Franc suisse : taux bas, devise forte
L’économie suisse a progressé de 0,3 % en glissement trimestriel au troisième trimestre, après une révision à la baisse du taux pour le deuxième trimeste à -0,1 %. Les chiffres trimestriels ne disent pas tout, mais outre une croissance (modeste) de la consommation privée (+0,2 % en glissement trimestriel) et des dépenses publiques (+0,5 %), les exportations nettes ont de nouveau aussi apporté une contribution positive. La vigueur du franc constitue ici rarement un obstacle. Vous trouverez ci-dessous quelques réflexions à propos de la politique monétaire et politique de change de la Suisse.
La banque centrale suisse (BNS) est l’une des dernières représentantes d'une vieille tradition ayant pour modèle l’ancienne Bundesbank. La philosophie de la SNB va à contre-courant de l’idée générale selon laquelle une monnaie faible contribue à la croissance et aux exportations. Si les coûts intérieurs sont mieux maîtrisés que chez les concurrents et que les augmentations salariales suivent la croissance de la productivité, il n'y a aucun problème à ce que votre devise affiche une tendance haussière. Cela n’affecte en rien votre compétitivité. Et ce n'est pas tout. L’amélioration structurelle des termes de l'échange profite également au pouvoir d’achat. L’inflation importée reste faible. Jusqu’avant le coronavirus, une inflation aussi faible était généralement considérée comme négative. L’expérience suisse de ces trois dernières années montre autre chose. La hausse tendancielle du franc a tempéré l’inflation importée. À titre d’illustration : après avoir brièvement grimpé à 3,5 % l’année dernière, l’inflation suisse est aujourd'hui retombée à 1,7 %. La BNS situe également la stabilité des prix entre 0 et 2 %. Pour parvenir à ce résultat, la SNB a relevé son taux directeur de -0,75 % à 1,75 %. Aucun exemple ne nous vient directement à l'esprit d'un autre pays qui, dans le cycle monétaire actuel, s'en est sorti avec un relèvement de taux de 2,5 % pour ramener l’inflation dans la zone cible. Un taux réel limité suffit pour garder le franc fort. Un bel exemple des avantages de l’ancrage des anticipations d'inflation. La SNB prévient néamoins qu’elle pourrait continuer à relever les taux si nécessaire et qu'elle interviendra si le franc s’affaiblit trop fortement. Comme vous le savez, cela pourrait stimuler l’inflation (importé) ! La conclusion reste limpide : le franc suisse est et reste une monnaie orientée à la hausse.

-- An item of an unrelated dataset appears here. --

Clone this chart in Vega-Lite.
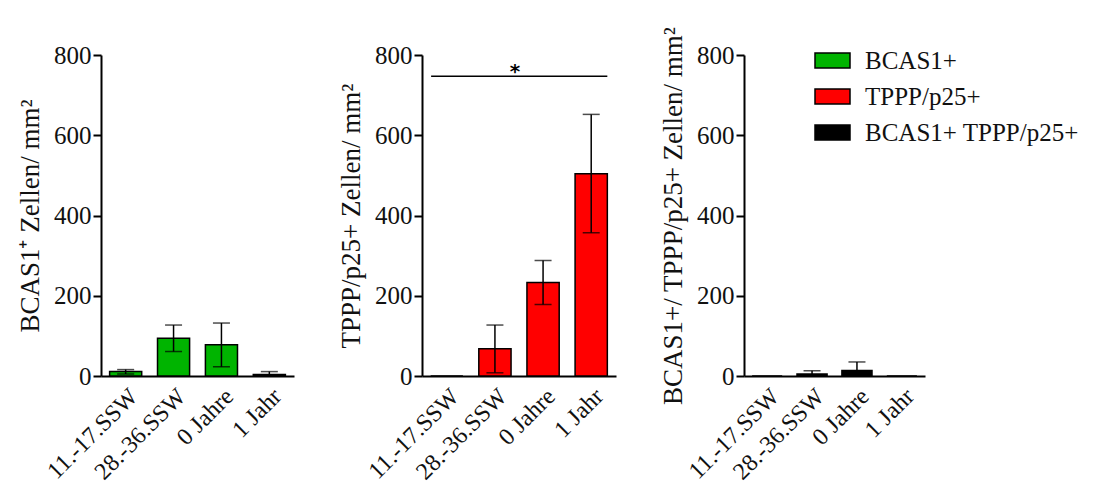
{
  "$schema": "https://vega.github.io/schema/vega-lite/v6.json",
  "background": "white",
  "padding": {"left": 16, "top": 26, "right": 5, "bottom": 5},
  "config": {
    "view": {"stroke": null},
    "font": "Liberation Serif",
    "axis": {
      "domainColor": "black", "domainWidth": 2, "tickColor": "black", "tickWidth": 2,
      "labelColor": "#111", "titleColor": "#111", "labelFont": "Liberation Serif", "titleFont": "Liberation Serif",
      "grid": false, "titleFontWeight": "normal"
    }
  },
  "datasets": {
    "bars": [
      {"panel": "A", "group": "11.-17.SSW", "mean": 11, "lo": 5, "hi": 16},
      {"panel": "A", "group": "28.-36.SSW", "mean": 94, "lo": 61, "hi": 127},
      {"panel": "A", "group": "0 Jahre", "mean": 78, "lo": 23, "hi": 132},
      {"panel": "A", "group": "1 Jahr", "mean": 4, "lo": 0, "hi": 11},
      {"panel": "B", "group": "11.-17.SSW", "mean": 0, "lo": null, "hi": null},
      {"panel": "B", "group": "28.-36.SSW", "mean": 68, "lo": 8, "hi": 127},
      {"panel": "B", "group": "0 Jahre", "mean": 233, "lo": 178, "hi": 288},
      {"panel": "B", "group": "1 Jahr", "mean": 504, "lo": 357, "hi": 652},
      {"panel": "C", "series": "BCAS1+ TPPP/p25+", "group": "11.-17.SSW", "mean": 0, "lo": null, "hi": null},
      {"panel": "C", "series": "BCAS1+ TPPP/p25+", "group": "28.-36.SSW", "mean": 5, "lo": 0, "hi": 13},
      {"panel": "C", "series": "BCAS1+ TPPP/p25+", "group": "0 Jahre", "mean": 14, "lo": 0, "hi": 35},
      {"panel": "C", "series": "BCAS1+ TPPP/p25+", "group": "1 Jahr", "mean": 0, "lo": null, "hi": null}
    ],
    "sig": [
      {"from": "11.-17.SSW", "to": "1 Jahr", "mid": "0 Jahre", "y": 747, "ytext": 758, "label": "*"}
    ]
  },
  "bounds": "full",
  "spacing": 43,
  "resolve": {"scale": {"color": "independent"}, "legend": {"color": "independent"}},
  "hconcat": [
    {
      "width": 193, "height": 321,
      "data": {"name": "bars"},
      "transform": [{"filter": "datum.panel === 'A'"}],
      "encoding": {
        "x": {"field": "group", "type": "nominal", "sort": null,
          "scale": {"paddingInner": 0.33, "paddingOuter": 0.18},
          "axis": {"title": null, "labelAngle": -45, "labelFontSize": 24, "ticks": false, "labelPadding": 8}},
        "y": {"type": "quantitative"}
      },
      "layer": [
        {"mark": {"type": "bar", "color": "#00b400", "stroke": "black", "strokeWidth": 1.5},
         "encoding": {"y": {"field": "mean", "type": "quantitative",
           "scale": {"domain": [0, 800]},
           "axis": {"values": [0, 200, 400, 600, 800], "labelFontSize": 25, "tickSize": 8, "labelPadding": 2,
             "title": "BCAS1⁺ Zellen/ mm²", "titleFontSize": 27, "titlePadding": 9}}}},
        {"mark": {"type": "rule", "color": "black", "strokeWidth": 1.5},
         "encoding": {"y": {"field": "lo", "type": "quantitative"}, "y2": {"field": "hi"}}},
        {"mark": {"type": "tick", "color": "black", "thickness": 1.5, "size": 17, "orient": "horizontal"},
         "encoding": {"y": {"field": "lo", "type": "quantitative"}}},
        {"mark": {"type": "tick", "color": "black", "thickness": 1.5, "size": 17, "orient": "horizontal"},
         "encoding": {"y": {"field": "hi", "type": "quantitative"}}}
      ]
    },
    {
      "width": 194, "height": 321,
      "layer": [
        {
          "data": {"name": "bars"},
          "transform": [{"filter": "datum.panel === 'B'"}],
          "encoding": {
            "x": {"field": "group", "type": "nominal", "sort": null,
              "scale": {"domain": ["11.-17.SSW", "28.-36.SSW", "0 Jahre", "1 Jahr"], "paddingInner": 0.33, "paddingOuter": 0.18},
              "axis": {"title": null, "labelAngle": -45, "labelFontSize": 24, "ticks": false, "labelPadding": 8}}
          },
          "layer": [
            {"mark": {"type": "bar", "color": "#ff0000", "stroke": "black", "strokeWidth": 1.5},
             "encoding": {"y": {"field": "mean", "type": "quantitative",
               "scale": {"domain": [0, 800]},
               "axis": {"values": [0, 200, 400, 600, 800], "labelFontSize": 25, "tickSize": 8, "labelPadding": 2,
                 "title": "TPPP/p25+ Zellen/ mm²", "titleFontSize": 27, "titlePadding": 9}}}},
            {"mark": {"type": "rule", "color": "black", "strokeWidth": 1.5},
             "encoding": {"y": {"field": "lo", "type": "quantitative"}, "y2": {"field": "hi"}}},
            {"mark": {"type": "tick", "color": "black", "thickness": 1.5, "size": 17, "orient": "horizontal"},
             "encoding": {"y": {"field": "lo", "type": "quantitative"}}},
            {"mark": {"type": "tick", "color": "black", "thickness": 1.5, "size": 17, "orient": "horizontal"},
             "encoding": {"y": {"field": "hi", "type": "quantitative"}}}
          ]
        },
        {
          "data": {"name": "sig"},
          "mark": {"type": "rule", "color": "black", "strokeWidth": 1.5, "xOffset": -6, "x2Offset": 0},
          "encoding": {
            "x": {"field": "from", "type": "nominal", "bandPosition": 0.2},
            "x2": {"field": "to", "bandPosition": 1},
            "y": {"field": "y", "type": "quantitative"}
          }
        },
        {
          "data": {"name": "sig"},
          "mark": {"type": "text", "font": "DejaVu Sans", "fontWeight": "bold", "fontSize": 20, "dx": -12, "baseline": "middle"},
          "encoding": {
            "x": {"field": "mid", "type": "nominal", "bandPosition": 0},
            "y": {"field": "ytext", "type": "quantitative"},
            "text": {"field": "label"}
          }
        }
      ]
    },
    {
      "width": 181, "height": 321,
      "data": {"name": "bars"},
      "transform": [{"filter": "datum.panel === 'C'"}],
      "encoding": {
        "x": {"field": "group", "type": "nominal", "sort": null,
          "scale": {"paddingInner": 0.33, "paddingOuter": 0.18},
          "axis": {"title": null, "labelAngle": -45, "labelFontSize": 24, "ticks": false, "labelPadding": 8}}
      },
      "layer": [
        {"mark": {"type": "bar", "stroke": "black", "strokeWidth": 1.5},
         "encoding": {
           "y": {"field": "mean", "type": "quantitative",
             "scale": {"domain": [0, 800]},
             "axis": {"values": [0, 200, 400, 600, 800], "labelFontSize": 25, "tickSize": 8, "labelPadding": 2,
               "title": "BCAS1+/ TPPP/p25+ Zellen/ mm²", "titleFontSize": 27, "titlePadding": 9}},
           "color": {"field": "series", "type": "nominal",
             "scale": {"domain": ["BCAS1+", "TPPP/p25+", "BCAS1+ TPPP/p25+"], "range": ["#00b400", "#ff0000", "#000000"]},
             "legend": {"title": null, "orient": "none", "legendX": 70, "legendY": -13, "padding": 0,
               "symbolType": "M-1,-0.43H1V0.43H-1Z", "symbolSize": 1225, "symbolStrokeColor": "black", "symbolStrokeWidth": 1.5,
               "symbolOpacity": 1, "symbolFillOpacity": 1,
               "labelFontSize": 25, "labelFont": "Liberation Serif", "labelColor": "#111", "labelOffset": 14, "rowPadding": 4, "labelLimit": 400}}
         }},
        {"mark": {"type": "rule", "color": "black", "strokeWidth": 1.5},
         "encoding": {"y": {"field": "lo", "type": "quantitative"}, "y2": {"field": "hi"}}},
        {"mark": {"type": "tick", "color": "black", "thickness": 1.5, "size": 17, "orient": "horizontal"},
         "encoding": {"y": {"field": "hi", "type": "quantitative"}}}
      ]
    }
  ]
}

Tout est naturellement relatif. Plusieurs indicateurs du pouvoir d’achat de la monnaie montrent que le franc est plutôt surévalué aux niveaux actuels. Depuis le début de la dernière tendance haussière début 2018, la monnaie suisse a pris environ 25 % par rapport à l’euro. Outre les facteurs purement économiques, cette appréciation est également due à des facteurs tels que le sentiment vis-à-vis du risque. Pour vraiment jouer un rôle de valeur refuge au niveau mondial, le franc est trop petit et trop peu liquide. Si la monnaie suisse a encore un rôle à jouer en tant que valeur refuge temporaire, c’est probablement surtout lors des périodes de tensions monétaires internes au sein de l’UEM, comme par exemple en cas de creusement des spreads intra-UEM (ex. : Italie). Ce thème pourrait de nouveau être d"actualité si la BCE décide de réduire son portefeuille d’obligations PEPP l’année prochaine. À court terme, la paire EUR/CHF pourrait encore évoluer un moment entre 0,94 et la parité. La BNS est vraisemblablement prête à voir le cours dans le haut de cette fourchette. Dans un contexte de faible croissance et d’inflation sous contrôle, la SNB n’a pas non plus besoin d’un cours inférieur aux planchers de cette année et de l’année dernière (EUR/CHF 0,94). Ces derniers jours, nous avons toutefois constaté que le franc a profité de la forte baisse des taux (réels) dans les grands pays. Peut-être que la SNB sera-t-elle encore bien placée l’année prochaine pour abaisser relativement rapidement ses taux, malgré la faiblesse des taux d’intérêt absolus/réels.